Expectation of losses: 0.7 * 0 + 0.27 * 20 + 0.03 * 200 = 11.4

B: INTERMEDIATE, let's say 27% chance, i.e. 9/10 of the remaining 30%: A large collapse leading to pyroclastic flows down the Belham but which are more or less confined to the margins of that river. If the margins are evacuated, then no casualties would occur under A or B. But if C happens, up to hundreds could happen.

Expectation of losses: 0.7 * 0 + 0.27 * 0 = .03 * 200 = 6

C: PESSIMISTIC, let's say 3% chance: A very large collapse with unconfined surge clouds similar to May 8, 1902. If an evacuation up tot he Nantes line is done, no casualties would occur. But, if no evacuation or a marginal evacuation is done, up to hundreds of casualties could easily result.

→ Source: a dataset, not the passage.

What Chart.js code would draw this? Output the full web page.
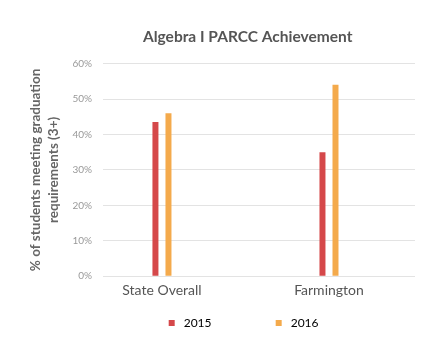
<!DOCTYPE html>
<html>
<head>
<meta charset="utf-8">
<script src="https://cdn.jsdelivr.net/npm/chart.js@4.4.1/dist/chart.umd.min.js"></script>
<style>
  html, body { margin: 0; padding: 0; background: #fff; }
  #wrap { width: 447px; height: 351px; }
</style>
</head>
<body>
<div id="wrap"><canvas id="myChart"></canvas></div>
<script>
// Chart data
const categories = ['State Overall', 'Farmington'];
const years = ['2015', '2016'];
const values2015 = [43.5, 35];
const values2016 = [46, 54];
const yTicks = [0, 10, 20, 30, 40, 50, 60];

// extra room (px) after each legend label, so the items sit apart like the original
const legendGaps = [50, 34];

Chart.defaults.font.family = 'Lato, sans-serif';

function toPoints(values) {
    return values.map((v, i) => ({ x: i, y: v }));
}

// pad a text with spaces up to roughly `gap` extra pixels
function padText(chart, text, gap, font) {
    const c = chart.ctx;
    c.save();
    c.font = font;
    const spaceW = c.measureText(' ').width || 3;
    c.restore();
    return text + ' '.repeat(Math.round(gap / spaceW));
}

const ctx = document.getElementById('myChart').getContext('2d');
new Chart(ctx, {
    type: 'bar',
    data: {
        datasets: [{
            label: years[0],
            data: toPoints(values2015),
            backgroundColor: '#d5484a',
            categoryPercentage: 0.156,
            barPercentage: 0.46
        }, {
            label: years[1],
            data: toPoints(values2016),
            backgroundColor: '#f4aa4c',
            categoryPercentage: 0.156,
            barPercentage: 0.46
        }]
    },
    options: {
        responsive: true,
        maintainAspectRatio: false,
        animation: false,
        layout: {
            padding: { left: 27, right: 32, top: 0, bottom: 12 }
        },
        plugins: {
            title: {
                display: true,
                fullSize: false,
                text: 'Algebra I PARCC Achievement' + '      ',
                color: '#555',
                font: { size: 15.5, weight: 'bold' },
                padding: { top: 28, bottom: 17 }
            },
            legend: {
                position: 'bottom',
                fullSize: false,
                labels: {
                    usePointStyle: true,
                    pointStyle: 'rect',
                    boxWidth: 12,
                    boxHeight: 6,
                    padding: 12,
                    color: '#555',
                    font: { size: 12 },
                    generateLabels: chart => chart.data.datasets.map((ds, i) => ({
                        text: padText(chart, ds.label, legendGaps[i], '12px Lato, sans-serif'),
                        fillStyle: ds.backgroundColor,
                        strokeStyle: ds.backgroundColor,
                        lineWidth: 0,
                        pointStyle: 'rect',
                        hidden: false,
                        datasetIndex: i
                    }))
                }
            },
            tooltip: { enabled: false }
        },
        scales: {
            x: {
                type: 'linear',
                offset: false,
                bounds: 'data',
                min: -0.353,
                max: 1.515,
                afterBuildTicks: axis => {
                    axis.ticks = categories.map((c, i) => ({ value: i }));
                },
                ticks: {
                    callback: value => categories[value],
                    color: '#555',
                    font: { size: 14 },
                    padding: 6,
                    autoSkip: false,
                    maxRotation: 0
                },
                grid: { display: false, offset: false, drawTicks: false },
                border: { display: false }
            },
            y: {
                min: 0,
                max: 60,
                afterBuildTicks: axis => {
                    axis.ticks = yTicks.map(v => ({ value: v }));
                },
                afterFit: axis => {
                    axis.width = 76;
                },
                ticks: {
                    callback: value => value + '%',
                    color: '#999',
                    font: { size: 10 },
                    padding: 11
                },
                grid: { color: '#e3e3e3', drawTicks: false },
                border: { display: false },
                title: {
                    display: true,
                    text: ['% of students meeting graduation', 'requirements (3+)'],
                    color: '#666',
                    font: { size: 13.5, weight: 'bold', lineHeight: 1.34 },
                    padding: { top: 0, bottom: 10 }
                }
            }
        }
    }
});
</script>
</body>
</html>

Expectation of losses: 0.7 * 0 + 0.27 * 0 + .03 * 0 = 0

Of course, the probabilities assigned and loss-levels used are crude guesstimates; for illustrative purposes only!

But, they are plainly illustrative of where A ROBUST RESPONSE lies.

The basic challenge is, that there is a perception that if one acts on a large evacuation and no major flow occurs, then there has been an "unnecessary" evacuation and socio-economic dislocation -- all with damaging effects on business values and economics.

[This is similar to the issue of what happened in Guadeloupe in 1976, where the eruption did not go beyond an initial level passed here in 1995 - 6, but where an evacuation of the western lobe of that butterfly shaped island for a year cost something like US$ 400 millions. There was a nasty public scientific quarrel over scenarios and hazards, and it was decided after a special international conference to return people to Basse Terre, and since then for 30 years, no devastating eruption has happened. IMHCO, the lack of understanding that a probability other than 1 or 0 is an index of ignorance and the need for prudence, leads to this perception. My proposal that we model based on laying out scenarios and identify a robust policy as above, is designed to reduce the risk of a scientific quarrel, and to educate the public on the range of issues and possibilities that go into the policy.]

So, we need wisdom just now -- do pray for that.